In secondo luogo, le scene musicali non sono costruite in maniera cinematograficamente interessante: per la maggior parte si tratta solo di primi piani dei protagonisti, o di campi lunghi che però non giustificano la loro esistenza. Infatti nei musical classici i campi lunghi venivano usati per mettere in scena complesse coreografie, qui si limitano a riprendere per lunghi periodi di tempo i personaggi. Un modus operandi che sembra voler replicare l’impostazione teatrale, peccato che cinema e teatro siano due medium ben diversi.
L’approccio di Wright sembra ricalcare quello realistico di Tom Hooper in Les Miserables, piuttosto che quello di Spielberg: il musical, che pure dovrebbe essere il luogo adatto all’esagerazione e all’esasperazione visiva, alla costruzione di un’estetica riconoscibile e stilizzata (si pensi solo a Moulin Rouge), è qui ridotto a una riproduzione della realtà. Nulla, nella costruzione di questo film, mi ha fatto sentire la necessità che fosse un musical. Unica eccezione alla regola il numero Every letter, in cui montaggio e costruzione della scena finalmente si sbizzarriscono.
Pur ricadendo nei difetti di cui sopra, altri numeri ben riusciti sono Overcome, il duetto d’amore tra Cyrano e Rossana, e soprattutto Wherever I fall, con protagonisti dei soldati che consegnano le proprie lettere prima di una battaglia. In questo caso a rendere ben riuscito il momento non è tanto la regia quanto, piuttosto, il testo della canzone e la sua melodia, costruita sulla ripetizione e la variazione di pochi semplici versi.
Il problema, in questo caso, non è certamente quello dell’inesperienza del regista: Wright ha alle spalle una carriera rispettabile e ha più che ampiamente dimostrato di saper usare il proprio mezzo. Nello stesso Cyrano sono presenti scene o singole inquadrature che rivelano l’ottima mano: la ripresa dall’alto del protagonista dopo la fine di un duello, lo scontro con alcuni tirapiedi del Duca tutto girato in piano sequenza, l’inquadratura della salita di Cristiano per arrivare al balcone di Rossana. Il dilemma, allora, sembra manifestarsi proprio nel caso dei numeri musicali: Wright non è a suo agio nel dirigere un musical, cerca di occultare in ogni modo questo fatto, non lascia che il genere esploda nelle sue potenzialità.

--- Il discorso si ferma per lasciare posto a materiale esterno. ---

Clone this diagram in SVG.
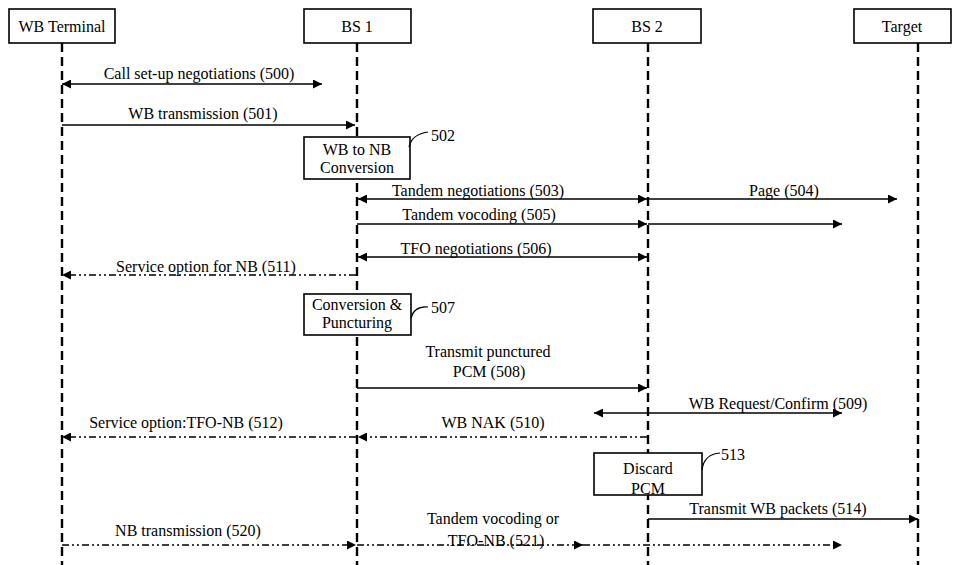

Un peccato, perché l’estetica del film potrebbe anche adattarsi a questo genere. Scenografie e costumi sono, prevedibilmente, eccellenti, e virano quasi tutti su colori chiari o pastello. L’unica nota che stona nell’insieme è l’eccessiva luminosità accompagnata a questa palette. Spesso nelle scene diurne vengono a mancare punti luce o lavoro sulle ombre, preferendo una visione appiattita in cui tutto è illuminato, tutto è “smarmellato”. Molto riuscito però l’effetto di contrapposizione tra queste scene e quelle ambientate al fronte, con un immediato viraggio su toni cupi e sporchi.
“YOU’RE NOT BAD, YOU’RE NOT GOOD, YOU’RE JUST NICE”
In ultima analisi, Cyrano è un film che, pur dotato di difetti, riesce comunque a presentare alcuni spunti interessanti: la rielaborazione dello spettacolo di Rostand, la chimica tra i due protagonisti, alcune canzoni degne di nota e un’ottima interpretazione di Dinklage che vorrei fosse in un film più memorabile. Non un capolavoro, certo, ma neppure un fallimento, questo adattamento si pone senza troppe difficoltà nella zona del “carino” e qui resterà.